Have you looked into calling gcc with -Os (optimize for size.) I'm not sure if it strips unreached code, but it would be simple enough to test. You could also, after getting your executable back, 'strip' it. I'm sure there's a gcc command-line arg to do the same thing - is it --dead_strip?

+1  A: 

In addition to -Os to optimize for size, this link may be of help.

Andrew Marshall
That link was actually very helpful!
samoz
+2  A: 

If you are compiling into object files (not executables), then a compiler will never remove any non-static functions, since it's always possible you will link the object file against another object file that will call that function. So your first step should be declaring as many functions as possible static.

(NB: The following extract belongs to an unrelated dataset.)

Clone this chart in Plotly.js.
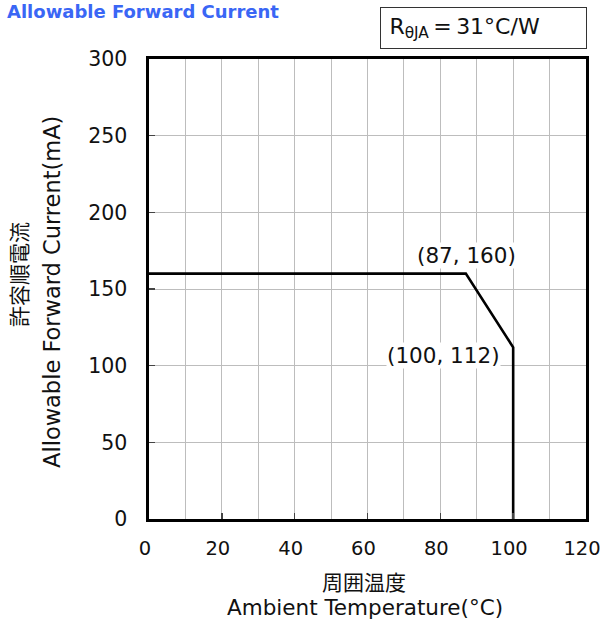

Secondly, the only way for a compiler to remove any unused functions would be to statically link your executable. In that case, there is at least the possibility that a program might come along and figure out what functions are used and which ones are not used.

The catch is, I don't believe that gcc actually does this type of cross-module optimization. Your best bet is the -Os flag to optimize for code size, but even then, if you have an object file abc.o which has some unused non-static functions and you link statically against some executable def.exe, I don't believe that gcc will go and strip out the code for the unused functions.

If you truly desperately need this to be done, I think you might have to actually #include the files together so that after the preprocessor pass, it results in a single .c file being compiled. With gcc compiling a single monstrous jumbo source file, you stand the best chance of unused functions being eliminated.

RarrRarrRarr
A: 

IIRC the linker by default does what you want ins some specific cases. The short of it is that library files contain a bunch of object files and only referenced files are linked in. If you can figure out how to get GCC to emit each function into it's own object file and then build this into a library you should get what you are looking.

I only know of one compiler that can actually do this: here (look at the -lib flag)

BCS
A: 

Since I asked this question, GCC 4.5 was released which includes an option to combine all files so it looks like it is just 1 gigantic source file. Using that option, it is possible to easily strip out the unused functions.